Pretending doesn’t protect the other person. It only delays the pain and deepens the confusion.
Leaving when you’ve lost feelings isn’t an act of cruelty. It’s an act of truth.
You’re Allowed to Grieve the Relationship Anyway
Just because you ended it doesn’t mean you don’t get to grieve.
You grieve the version of yourself that wanted it to work. You grieve the future you hoped your feelings would catch up to. You grieve the person you hurt, even if staying would have hurt them more.
This kind of grief often shows up in the form of words you never got to say. Explanations you couldn’t give without causing more pain. Feelings that didn’t belong in the breakup conversation.
Many people find themselves returning to the things left unsaid after a relationship, not because they want closure, but because they need somewhere to place what still lingers.
Healing After Losing Feelings Takes Time
There’s no clean timeline for healing after a breakup like this.

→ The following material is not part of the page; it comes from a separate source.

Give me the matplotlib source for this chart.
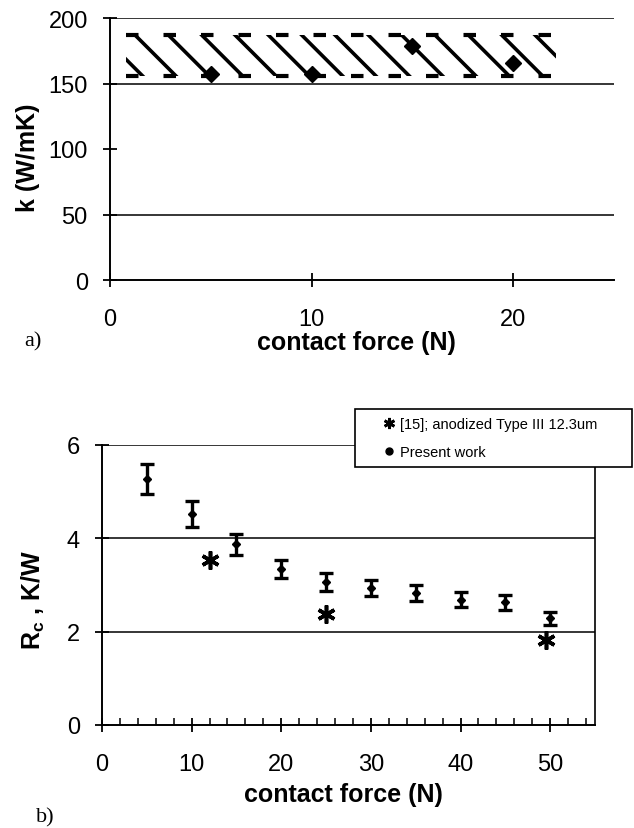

Some days you’ll feel clarity. Other days you’ll feel doubt. You may miss them even while knowing you made the right decision.
That doesn’t mean you were wrong. It means you’re human.
Remember that healing isn’t linear, especially when guilt is part of the process. Losing feelings doesn’t make you heartless. It means you listened to something inside you before it turned into resentment.
If you need something small and grounding to carry through this season, something private that doesn’t demand explanation, you may find comfort in quiet reminders for heartbreak.
Breaking up because you lost feelings is not a failure of love. It’s an acknowledgment that love changed, and pretending it hadn’t would have cost both of you more in the end.
Some endings don’t come with clear reasons.
They come with honesty instead.
And that, even when it hurts, still matters.